**Dataset entries:**
____________
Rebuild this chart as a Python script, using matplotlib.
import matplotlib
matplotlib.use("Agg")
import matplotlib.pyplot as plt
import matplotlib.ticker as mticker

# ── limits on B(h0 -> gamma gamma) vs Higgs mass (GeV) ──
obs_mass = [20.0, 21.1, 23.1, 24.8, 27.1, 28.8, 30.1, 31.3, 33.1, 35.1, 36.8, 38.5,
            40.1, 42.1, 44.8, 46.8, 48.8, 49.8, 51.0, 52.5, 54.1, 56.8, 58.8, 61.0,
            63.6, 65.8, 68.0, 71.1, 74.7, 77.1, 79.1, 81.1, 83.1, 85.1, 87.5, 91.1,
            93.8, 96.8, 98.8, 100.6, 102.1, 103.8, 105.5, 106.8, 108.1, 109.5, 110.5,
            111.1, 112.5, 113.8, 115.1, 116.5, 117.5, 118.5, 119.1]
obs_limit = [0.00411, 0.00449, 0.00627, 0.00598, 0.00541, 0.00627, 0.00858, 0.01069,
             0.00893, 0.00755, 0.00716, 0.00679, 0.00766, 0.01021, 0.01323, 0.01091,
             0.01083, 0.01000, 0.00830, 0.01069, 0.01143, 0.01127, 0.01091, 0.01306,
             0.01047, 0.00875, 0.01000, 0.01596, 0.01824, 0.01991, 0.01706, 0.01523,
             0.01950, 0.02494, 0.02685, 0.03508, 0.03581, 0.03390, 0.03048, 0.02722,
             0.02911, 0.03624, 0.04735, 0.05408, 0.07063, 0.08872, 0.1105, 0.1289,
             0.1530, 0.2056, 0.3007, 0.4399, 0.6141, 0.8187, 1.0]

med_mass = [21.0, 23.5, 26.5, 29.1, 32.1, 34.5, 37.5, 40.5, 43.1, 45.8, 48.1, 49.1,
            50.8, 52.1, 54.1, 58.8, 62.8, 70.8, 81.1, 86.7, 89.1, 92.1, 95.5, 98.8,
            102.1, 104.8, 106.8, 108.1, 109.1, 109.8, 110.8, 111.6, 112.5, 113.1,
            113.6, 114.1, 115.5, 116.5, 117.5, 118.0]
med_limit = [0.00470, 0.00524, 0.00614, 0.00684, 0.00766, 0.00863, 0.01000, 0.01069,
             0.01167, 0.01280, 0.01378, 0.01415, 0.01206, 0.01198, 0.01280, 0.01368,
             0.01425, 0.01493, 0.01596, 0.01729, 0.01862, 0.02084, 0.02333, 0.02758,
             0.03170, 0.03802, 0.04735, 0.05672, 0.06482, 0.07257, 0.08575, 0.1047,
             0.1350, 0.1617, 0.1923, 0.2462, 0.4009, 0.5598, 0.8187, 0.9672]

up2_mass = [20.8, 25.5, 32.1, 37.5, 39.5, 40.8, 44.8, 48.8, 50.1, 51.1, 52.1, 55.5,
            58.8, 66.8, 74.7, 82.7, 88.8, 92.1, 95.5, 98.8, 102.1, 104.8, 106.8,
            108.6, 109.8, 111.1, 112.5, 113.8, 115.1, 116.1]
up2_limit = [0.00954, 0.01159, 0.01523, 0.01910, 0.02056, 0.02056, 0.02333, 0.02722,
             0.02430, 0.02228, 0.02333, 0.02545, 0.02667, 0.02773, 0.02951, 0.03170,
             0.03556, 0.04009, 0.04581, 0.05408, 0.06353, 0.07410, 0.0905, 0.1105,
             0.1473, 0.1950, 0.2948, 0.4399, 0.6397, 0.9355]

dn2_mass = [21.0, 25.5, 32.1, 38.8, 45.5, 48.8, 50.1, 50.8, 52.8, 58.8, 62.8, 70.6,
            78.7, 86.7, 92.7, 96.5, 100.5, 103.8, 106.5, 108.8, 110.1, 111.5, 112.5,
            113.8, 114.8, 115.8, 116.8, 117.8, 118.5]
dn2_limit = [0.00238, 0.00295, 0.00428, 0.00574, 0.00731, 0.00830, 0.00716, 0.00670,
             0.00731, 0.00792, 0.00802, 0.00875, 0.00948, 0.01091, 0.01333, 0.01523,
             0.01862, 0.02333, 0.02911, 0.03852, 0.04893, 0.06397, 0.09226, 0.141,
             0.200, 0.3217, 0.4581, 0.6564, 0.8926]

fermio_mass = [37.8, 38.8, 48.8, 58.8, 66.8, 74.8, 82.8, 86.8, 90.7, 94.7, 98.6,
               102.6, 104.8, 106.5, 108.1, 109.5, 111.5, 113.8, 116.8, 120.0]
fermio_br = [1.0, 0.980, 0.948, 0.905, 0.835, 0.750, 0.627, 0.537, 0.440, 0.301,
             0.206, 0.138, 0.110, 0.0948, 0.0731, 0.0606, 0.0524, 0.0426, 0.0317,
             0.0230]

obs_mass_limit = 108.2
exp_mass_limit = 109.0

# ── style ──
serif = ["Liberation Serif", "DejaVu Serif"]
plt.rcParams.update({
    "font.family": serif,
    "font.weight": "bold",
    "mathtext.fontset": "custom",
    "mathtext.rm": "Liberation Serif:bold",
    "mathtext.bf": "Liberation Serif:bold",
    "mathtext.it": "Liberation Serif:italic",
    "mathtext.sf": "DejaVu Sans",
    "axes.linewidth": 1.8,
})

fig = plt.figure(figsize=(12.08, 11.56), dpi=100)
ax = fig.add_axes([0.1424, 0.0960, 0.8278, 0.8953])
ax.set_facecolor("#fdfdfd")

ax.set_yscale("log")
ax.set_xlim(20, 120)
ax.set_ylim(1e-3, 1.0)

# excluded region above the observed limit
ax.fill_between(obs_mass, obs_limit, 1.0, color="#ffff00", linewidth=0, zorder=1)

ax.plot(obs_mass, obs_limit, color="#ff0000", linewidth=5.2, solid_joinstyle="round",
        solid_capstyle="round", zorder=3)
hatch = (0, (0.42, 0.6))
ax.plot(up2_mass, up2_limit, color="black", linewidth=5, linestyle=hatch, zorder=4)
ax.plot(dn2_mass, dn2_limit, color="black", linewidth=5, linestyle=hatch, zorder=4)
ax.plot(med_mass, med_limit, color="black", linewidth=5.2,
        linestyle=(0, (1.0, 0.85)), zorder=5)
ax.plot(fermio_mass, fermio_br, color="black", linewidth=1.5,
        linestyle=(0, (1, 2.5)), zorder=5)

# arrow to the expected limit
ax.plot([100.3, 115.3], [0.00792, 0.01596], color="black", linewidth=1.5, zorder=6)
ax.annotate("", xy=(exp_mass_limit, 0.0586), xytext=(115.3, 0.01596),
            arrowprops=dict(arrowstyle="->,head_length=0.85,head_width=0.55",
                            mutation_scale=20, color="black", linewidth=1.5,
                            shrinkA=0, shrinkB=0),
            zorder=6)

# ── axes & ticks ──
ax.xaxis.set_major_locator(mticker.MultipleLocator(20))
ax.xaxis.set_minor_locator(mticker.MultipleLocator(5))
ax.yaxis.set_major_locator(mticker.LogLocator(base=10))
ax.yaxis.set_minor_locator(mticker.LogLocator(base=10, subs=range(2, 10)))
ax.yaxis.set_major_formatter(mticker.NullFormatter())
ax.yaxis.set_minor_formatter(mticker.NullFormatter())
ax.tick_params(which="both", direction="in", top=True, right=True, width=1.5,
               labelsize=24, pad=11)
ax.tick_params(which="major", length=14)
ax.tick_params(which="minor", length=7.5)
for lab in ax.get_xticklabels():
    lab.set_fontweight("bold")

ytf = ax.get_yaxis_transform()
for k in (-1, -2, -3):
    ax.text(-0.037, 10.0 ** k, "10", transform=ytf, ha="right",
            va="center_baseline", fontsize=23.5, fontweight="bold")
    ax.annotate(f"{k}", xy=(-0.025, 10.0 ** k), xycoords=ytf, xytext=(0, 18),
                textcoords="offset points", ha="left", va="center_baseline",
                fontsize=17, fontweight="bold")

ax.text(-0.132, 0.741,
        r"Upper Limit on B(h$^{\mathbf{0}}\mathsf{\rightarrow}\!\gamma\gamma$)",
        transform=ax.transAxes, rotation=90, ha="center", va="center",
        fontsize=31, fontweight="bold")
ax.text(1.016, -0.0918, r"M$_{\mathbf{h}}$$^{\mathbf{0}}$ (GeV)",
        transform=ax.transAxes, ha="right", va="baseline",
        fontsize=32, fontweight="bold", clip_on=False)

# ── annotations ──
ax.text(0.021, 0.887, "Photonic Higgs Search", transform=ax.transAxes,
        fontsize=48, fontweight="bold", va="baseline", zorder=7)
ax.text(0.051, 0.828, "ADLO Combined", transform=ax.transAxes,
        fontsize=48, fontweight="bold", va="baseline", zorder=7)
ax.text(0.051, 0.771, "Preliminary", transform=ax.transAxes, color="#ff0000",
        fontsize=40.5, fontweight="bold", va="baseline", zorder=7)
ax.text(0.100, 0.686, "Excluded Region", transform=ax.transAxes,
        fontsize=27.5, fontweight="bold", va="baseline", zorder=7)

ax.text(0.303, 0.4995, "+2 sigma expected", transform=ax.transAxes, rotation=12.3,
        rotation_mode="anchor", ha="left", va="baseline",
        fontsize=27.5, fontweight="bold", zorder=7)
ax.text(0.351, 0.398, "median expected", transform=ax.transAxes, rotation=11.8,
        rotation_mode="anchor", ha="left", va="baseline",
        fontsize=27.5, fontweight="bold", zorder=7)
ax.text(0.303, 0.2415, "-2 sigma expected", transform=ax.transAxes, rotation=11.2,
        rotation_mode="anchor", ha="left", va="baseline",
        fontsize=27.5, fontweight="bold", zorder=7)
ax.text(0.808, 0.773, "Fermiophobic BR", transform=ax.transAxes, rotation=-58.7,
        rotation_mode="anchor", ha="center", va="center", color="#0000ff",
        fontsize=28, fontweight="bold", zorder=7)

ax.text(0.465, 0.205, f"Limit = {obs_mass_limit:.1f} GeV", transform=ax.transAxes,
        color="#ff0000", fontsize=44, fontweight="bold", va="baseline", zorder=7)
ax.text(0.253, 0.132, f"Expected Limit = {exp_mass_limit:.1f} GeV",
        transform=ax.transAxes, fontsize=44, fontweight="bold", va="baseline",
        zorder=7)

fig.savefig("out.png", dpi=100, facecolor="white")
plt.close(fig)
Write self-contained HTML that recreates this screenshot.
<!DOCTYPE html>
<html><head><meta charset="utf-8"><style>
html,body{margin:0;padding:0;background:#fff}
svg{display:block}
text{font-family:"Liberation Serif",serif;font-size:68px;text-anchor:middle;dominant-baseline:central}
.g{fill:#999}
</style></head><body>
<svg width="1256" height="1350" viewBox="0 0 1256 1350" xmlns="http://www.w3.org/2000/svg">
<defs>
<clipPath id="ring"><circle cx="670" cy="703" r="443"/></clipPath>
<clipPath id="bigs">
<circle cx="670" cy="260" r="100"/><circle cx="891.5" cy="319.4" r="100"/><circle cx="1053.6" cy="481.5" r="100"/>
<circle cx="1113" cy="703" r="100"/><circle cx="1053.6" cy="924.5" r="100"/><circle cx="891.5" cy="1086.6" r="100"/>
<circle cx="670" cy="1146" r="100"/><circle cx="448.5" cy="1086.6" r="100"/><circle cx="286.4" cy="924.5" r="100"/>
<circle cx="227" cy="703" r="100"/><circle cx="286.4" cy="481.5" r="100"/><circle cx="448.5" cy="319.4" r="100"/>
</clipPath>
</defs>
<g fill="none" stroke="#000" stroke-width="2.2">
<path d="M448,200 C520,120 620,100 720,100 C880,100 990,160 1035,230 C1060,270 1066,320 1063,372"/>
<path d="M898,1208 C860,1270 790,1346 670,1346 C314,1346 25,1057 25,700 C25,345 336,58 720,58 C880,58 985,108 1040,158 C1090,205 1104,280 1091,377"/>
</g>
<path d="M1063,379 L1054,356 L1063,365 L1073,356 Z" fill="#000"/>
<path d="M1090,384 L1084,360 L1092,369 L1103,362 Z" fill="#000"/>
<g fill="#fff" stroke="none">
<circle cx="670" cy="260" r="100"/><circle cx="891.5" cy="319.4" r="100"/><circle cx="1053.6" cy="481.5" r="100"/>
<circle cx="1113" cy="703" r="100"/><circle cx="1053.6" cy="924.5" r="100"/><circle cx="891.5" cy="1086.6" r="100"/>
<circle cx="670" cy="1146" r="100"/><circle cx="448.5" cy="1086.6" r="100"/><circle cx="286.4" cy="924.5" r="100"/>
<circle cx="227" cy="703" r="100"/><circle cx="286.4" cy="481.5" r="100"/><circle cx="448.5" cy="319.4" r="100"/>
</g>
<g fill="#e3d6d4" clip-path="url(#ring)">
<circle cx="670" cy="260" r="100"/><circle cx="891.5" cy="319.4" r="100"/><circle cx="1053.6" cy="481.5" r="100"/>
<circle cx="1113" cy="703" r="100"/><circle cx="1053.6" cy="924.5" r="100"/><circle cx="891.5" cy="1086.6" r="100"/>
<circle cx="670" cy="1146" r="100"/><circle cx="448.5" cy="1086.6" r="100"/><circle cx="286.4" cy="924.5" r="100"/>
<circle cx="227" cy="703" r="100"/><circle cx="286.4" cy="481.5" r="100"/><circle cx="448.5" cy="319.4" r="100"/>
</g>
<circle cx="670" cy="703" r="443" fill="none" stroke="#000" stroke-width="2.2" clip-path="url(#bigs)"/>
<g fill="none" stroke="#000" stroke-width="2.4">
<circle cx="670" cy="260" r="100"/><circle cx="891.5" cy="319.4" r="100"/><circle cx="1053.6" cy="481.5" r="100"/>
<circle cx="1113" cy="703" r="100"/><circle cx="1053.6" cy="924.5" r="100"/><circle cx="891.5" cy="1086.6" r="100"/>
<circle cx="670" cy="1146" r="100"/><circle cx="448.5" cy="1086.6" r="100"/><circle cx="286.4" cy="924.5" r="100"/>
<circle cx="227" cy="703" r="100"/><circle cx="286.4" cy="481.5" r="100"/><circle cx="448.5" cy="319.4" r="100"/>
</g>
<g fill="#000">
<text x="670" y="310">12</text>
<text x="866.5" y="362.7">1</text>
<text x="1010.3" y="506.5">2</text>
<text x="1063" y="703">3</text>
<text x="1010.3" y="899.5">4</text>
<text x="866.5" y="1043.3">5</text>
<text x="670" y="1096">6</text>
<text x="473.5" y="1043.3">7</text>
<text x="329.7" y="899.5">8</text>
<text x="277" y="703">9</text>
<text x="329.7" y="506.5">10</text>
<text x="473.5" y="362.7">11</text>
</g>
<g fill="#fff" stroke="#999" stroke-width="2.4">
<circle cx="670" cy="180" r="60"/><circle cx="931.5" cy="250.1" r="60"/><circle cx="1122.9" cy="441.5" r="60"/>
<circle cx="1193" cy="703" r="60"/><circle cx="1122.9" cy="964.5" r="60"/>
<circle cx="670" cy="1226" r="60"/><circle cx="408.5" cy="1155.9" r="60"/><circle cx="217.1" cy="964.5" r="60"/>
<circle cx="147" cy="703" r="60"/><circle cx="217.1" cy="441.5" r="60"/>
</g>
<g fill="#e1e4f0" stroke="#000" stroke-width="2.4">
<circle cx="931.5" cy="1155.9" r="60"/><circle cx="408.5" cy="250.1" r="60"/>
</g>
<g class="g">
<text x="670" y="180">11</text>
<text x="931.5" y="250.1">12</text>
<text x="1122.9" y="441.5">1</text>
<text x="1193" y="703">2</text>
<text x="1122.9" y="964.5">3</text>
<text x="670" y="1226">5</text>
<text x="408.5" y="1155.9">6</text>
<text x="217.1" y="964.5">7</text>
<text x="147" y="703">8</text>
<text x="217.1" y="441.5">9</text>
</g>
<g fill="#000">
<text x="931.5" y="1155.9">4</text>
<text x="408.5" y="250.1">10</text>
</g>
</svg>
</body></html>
____________
**Exercise aim:** Up to and including the line with "import matplotlib.ticker as mticker", print every line of the records from the start.

**Answer:**
Rebuild this chart as a Python script, using matplotlib.
import matplotlib
matplotlib.use("Agg")
import matplotlib.pyplot as plt
import matplotlib.ticker as mticker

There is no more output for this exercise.